An order issued by the tribunal is sustainable even when the opportunity of being heard is not available to either of the parties, when such an opportunity would not serve any useful purpose. This was decreed by the The Honourable Sri Justice P.Naveen Rao in the case of S. Surendhar Reddy Vs. The state of Telangana [W.P. No.15066 of 20201] on the 07th of July 2021 before the Hon’ble High Court at Telangana.
The brief facts of the case are, the State Government issued general notification in Namasthe Telangana and The Hindu daily newspapers on 09.04.2021 calling upon the parties to appear before the Special Tribunal on 15th or 16th April, 2021, to request for fresh hearing of the matters. In the affidavit filed in support of the writ petition, there is no averment of petitioner that he appeared before the Special Tribunal on the days specified in the notification and requesting for rehearing the case. The case in question dealt with restoration of name of Sri E. Krishna Reddy which was found on the Pahani for the year 1959-60, but subsequently his name was removed. Petitioners before the Special Tribunal prayed to restore the name of Sri E. Krishna Reddy from 1960 onwards as protected tenant and to grant consequential benefits to them. The prayer before the Special Tribunal was to restore the name of Sri E. Krishna Reddy as protected tenant relating back to the year 1960-61 onwards i.e., more than 60 years. Assuming that he was protected tenant and was entitled to all the benefits of protected tenants, having regard to the claim to restore name of Krishna Reddy dating back to pahani for the year 1960-61, the Tribunal held that there was inordinate delay in prosecuting the claim. The present petition is filed before this court claiming that this order was not sustainable on the sole grounds of not having an opportunity to be heard.

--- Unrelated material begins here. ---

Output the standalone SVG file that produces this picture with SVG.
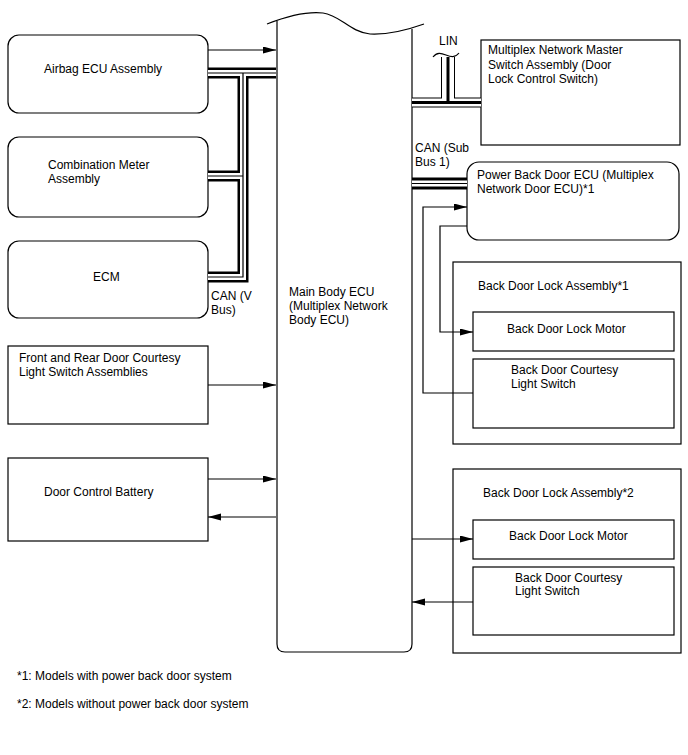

The court observed this case with respect to the judgement decreed by the court in Joint Collector ,Ranga Reddy district and another Vs. D. Narsing Rao and others [(2015) 3 SCC 695] wherein, it was observed that, “To sum up, delayed exercise of revisional jurisdiction is frowned upon because if actions or transactions were to remain forever open to challenge, it will mean avoidable and endless uncertainty in human affairs, which is not the policy of law. Because, even when there is no period of limitation prescribed for exercise of such powers, the intervening delay, may have led to creation of third-party rights, that cannot be trampled by a belated exercise of a discretionary power especially when no cogent explanation for the delay is in sight. Rule of law it is said must run closely with the rule of life. Even in cases where the orders sought to be revised are fraudulent, the exercise of power must be within a reasonable period of the discovery of fraud. Simply describing an act or transaction to be fraudulent will not extend the time for its correction to infinity; for otherwise the exercise of revisional power would itself be tantamount to a fraud upon the statute that vests such power in an authority.”
The court held that in normal circumstance, the said stand of the petitioner warrants acceptance and matter should go back to Special Tribunal. Opportunity of hearing is one of the basic requirements of a fair decision by a quasi-judicial Tribunal affecting right and/or interest in agricultural land. However, in the current case, the facts are such that an opportunity of hearing is just an empty formality. “There is inordinate and unexplained delay in prosecuting the grievance. Thus, in the facts of this case, opportunity of hearing is an empty formality. Petitioner cannot improve his case to invalidate the decision of the Special Tribunal even if an opportunity is afforded to him by the Special Tribunal.” The petition was dismissed since it would serve no purpose.